La commissione di indagine nel municipio di Brescello
Contestualmente nel municipio di Brescello proseguono i lavori della commissione di indagine della quale fa parte anche un ufficiale dell’Arma, nominata dal prefetto di Reggio Emilia delegato dal ministro dell’Interno nel mese di maggio 2015 per verificare il condizionamento della cosca Grande Aracri all’interno dell’amministrazione. Anche in questo caso l’accertamento è originato da una relazione informativa del locale comando provinciale carabinieri richiesta dallo stesso prefetto Raffaele Ruberto, al quale viene fornita la massima collaborazione per lo svolgimento dei relativi adempimenti. L’applicazione della confisca e della nuova misura patrimoniale antimafia, avvalora ulteriormente la pervasività della ‘ndrangheta nel contesto reggiano e conferma l’incessante lavoro dell’Arma e della magistratura emiliana.
La condanna di Nicolino Grande Aracri a 30 anni per omicidio
Fra l’altro oggi si ha notizia che con tre condanne ed una conferma di assoluzione si è concluso il processo di secondo grado nei confronti di altrettanti presunti affiliati alle cosche della ‘ndrangheta del crotonese. La sentenza è stata emessa dai giudici della Corte d’Assise d’appello di Catanzaro. Fra questi il boss Nicolino Grande Aracri, fratello di Francesco, attualmente in carcere, che è stato condannato alla pena di 30 anni rispetto all’assoluzione di primo grado; Salvatore Nicoscia e Vito Martino sono stati condannati rispettivamente a 25 e 30 anni di reclusione. I giudici hanno confermato l’assoluzione per Ernesto Grande Aracri, fratello di Nicolino.

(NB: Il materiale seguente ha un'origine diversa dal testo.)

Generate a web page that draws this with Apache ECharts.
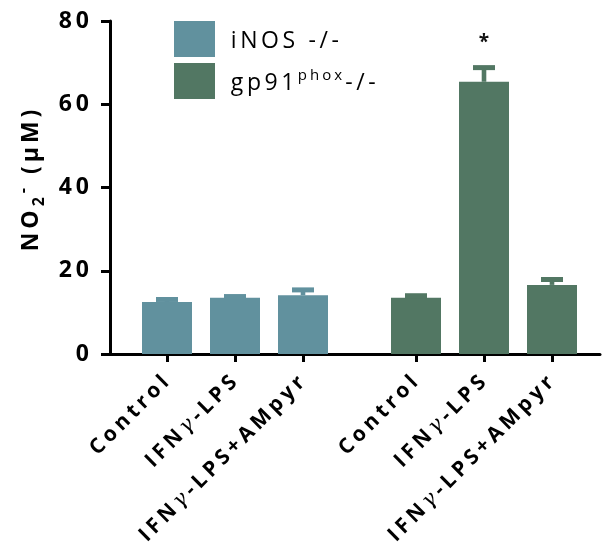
<!DOCTYPE html>
<html><head><meta charset="utf-8">
<script src="https://cdn.jsdelivr.net/npm/echarts@6/dist/echarts.min.js"></script>
<style>html,body{margin:0;padding:0;background:#fff;}#c{width:603px;height:543px;}</style>
</head><body><div id="c"></div>
<script>
// ---- data ----
var categories = ['Control', 'IFNγ-LPS', 'IFNγ-LPS+AMpyr'];
var seriesNames = ['iNOS -/-', 'gp91phox-/-'];
var iNOSMean = [12.5, 13.5, 14.1];
var iNOSErr = [0.6, 0.3, 1.3];
var gp91Mean = [13.5, 65.4, 16.6];
var gp91Err = [0.5, 3.4, 1.3];
var gp91Sig = ['', '*', ''];
var iNOSSig = ['', '', ''];
var yTicks = [0, 20, 40, 60, 80];

var FONT = 'Open Sans';
var C1 = '#61919E', C2 = '#527763';

function sp(text, style) {
  return Array.from(text).map(function (c) {
    var s = (c === 'γ') ? 'g' : style;
    return '{' + s + '|' + c + '}';
  }).join('');
}

var chart = echarts.init(document.getElementById('c'), null, {renderer: 'canvas'});

function errRender(color, sig) {
  return function (params, api) {
    var i = api.value(0), m = api.value(1), e = api.value(2);
    var b = api.coord([i, m]);
    var t = api.coord([i, m + e]);
    var children = [
      {type: 'rect', shape: {x: b[0] - 2.3, y: t[1], width: 4.6, height: b[1] - t[1]}, style: {fill: color}},
      {type: 'rect', shape: {x: b[0] - 11, y: t[1] - 2.5, width: 22, height: 5}, style: {fill: color}}
    ];
    var s = sig[params.dataIndex];
    if (s) {
      children.push({type: 'text', style: {text: s, x: b[0], y: t[1] - 25, align: 'center', verticalAlign: 'middle',
        font: 'bold 19px ' + FONT, fill: '#111'}});
    }
    return {type: 'group', children: children};
  };
}

var xLabelRich = {
  c: {fontFamily: FONT, fontWeight: 'bold', fontSize: 21, color: '#000', padding: [0, 2, 0, 2]},
  g: {fontFamily: 'DejaVu Serif', fontStyle: 'italic', fontWeight: 'normal', fontSize: 21, color: '#000', padding: [0, 2, 0, 2]}
};

function catAxis(idx) {
  return {
    type: 'category', gridIndex: idx, data: categories,
    axisLine: {show: false},
    axisTick: {show: true, alignWithLabel: true, length: 8, lineStyle: {width: 3, color: '#000'}},
    axisLabel: {rotate: 45, margin: 24, formatter: function (v) { return sp(v, 'c'); }, rich: xLabelRich},
    splitLine: {show: false}
  };
}
function hiddenY(idx) {
  return {type: 'value', gridIndex: idx, min: 0, max: 80, show: false};
}

var option = {
  animation: false,
  grid: [
    {left: 110, right: 3, top: 21, bottom: 189, outerBoundsMode: 'none', containLabel: false},
    {left: 133, width: 204, top: 21, bottom: 189, outerBoundsMode: 'none', containLabel: false},
    {left: 382, width: 204, top: 21, bottom: 189, outerBoundsMode: 'none', containLabel: false}
  ],
  xAxis: [
    {type: 'value', gridIndex: 0, min: 0, max: 1, axisLine: {show: true, lineStyle: {width: 3, color: '#000'}},
      axisTick: {show: false}, axisLabel: {show: false}, splitLine: {show: false}},
    catAxis(1), catAxis(2)
  ],
  yAxis: [
    {type: 'value', gridIndex: 0, min: 0, max: 80, interval: 20,
      axisLine: {show: true, lineStyle: {width: 3, color: '#000'}},
      axisTick: {show: true, length: 9, lineStyle: {width: 3, color: '#000'}},
      splitLine: {show: false},
      axisLabel: {margin: 19, formatter: function (v) { return sp(String(v), 'd'); },
        rich: {d: {fontFamily: FONT, fontWeight: 'bold', fontSize: 23, color: '#000', padding: [0, 2, 0, 2]}}},
      name: '{n|N}{n|O}{sub|2}{sup|-}{n| }{n|(}{n|µ}{n|M}{n|)}',
      nameLocation: 'middle', nameRotate: 90, nameGap: 58,
      nameTextStyle: {padding: [0, 0, 0, 14], rich: {
        n: {fontFamily: FONT, fontWeight: 'bold', fontSize: 23, color: '#000', padding: [0, 2, 0, 2], lineHeight: 32},
        sub: {fontFamily: FONT, fontWeight: 'bold', fontSize: 16, color: '#000', padding: [0, 2, 0, 2], verticalAlign: 'bottom'},
        sup: {fontFamily: FONT, fontWeight: 'bold', fontSize: 16, color: '#000', padding: [0, 2, 0, 2], verticalAlign: 'top'}
      }}
    },
    hiddenY(1), hiddenY(2)
  ],
  legend: {
    orient: 'vertical', left: 169, top: 16, itemWidth: 41, itemHeight: 36, itemGap: 6, icon: 'rect',
    data: seriesNames,
    formatter: function (name) {
      if (name === seriesNames[1]) {
        return '{gap| }' + sp('gp91', 't') + sp('phox', 'sup') + sp('-/-', 't');
      }
      return '{gap| }' + sp(name, 't');
    },
    textStyle: {padding: [4, 0, 0, 0], rich: {
      gap: {width: 9},
      t: {fontFamily: FONT, fontSize: 23, color: '#000', padding: [0, 1.8, 0, 1.8], lineHeight: 30},
      sup: {fontFamily: FONT, fontSize: 15, color: '#000', padding: [0, 1.5, 0, 1.5], verticalAlign: 'top'}
    }}
  },
  series: [
    {name: seriesNames[0], type: 'bar', xAxisIndex: 1, yAxisIndex: 1, data: iNOSMean, barWidth: 50,
      itemStyle: {color: C1}},
    {name: seriesNames[1], type: 'bar', xAxisIndex: 2, yAxisIndex: 2, data: gp91Mean, barWidth: 50,
      itemStyle: {color: C2}},
    {type: 'custom', xAxisIndex: 1, yAxisIndex: 1, renderItem: errRender(C1, iNOSSig),
      data: iNOSMean.map(function (m, i) { return [i, m, iNOSErr[i]]; }), z: 3},
    {type: 'custom', xAxisIndex: 2, yAxisIndex: 2, renderItem: errRender(C2, gp91Sig),
      data: gp91Mean.map(function (m, i) { return [i, m, gp91Err[i]]; }), z: 3}
  ]
};
chart.setOption(option);
</script></body></html>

Gli imputati sono accusati di essere coinvolti a vario titolo in cinque omicidi compiuti all’inizio degli anni 2000 durante lo scontro tra gruppi contrapposti della ‘ndrangheta per il controllo del territorio. La sentenza di primo grado era stata emessa nel luglio del 2012. Il pubblico ministero della Dda di Catanzaro, Pierpaolo Bruni, aveva chiesto la condanna degli imputati all’ergastolo.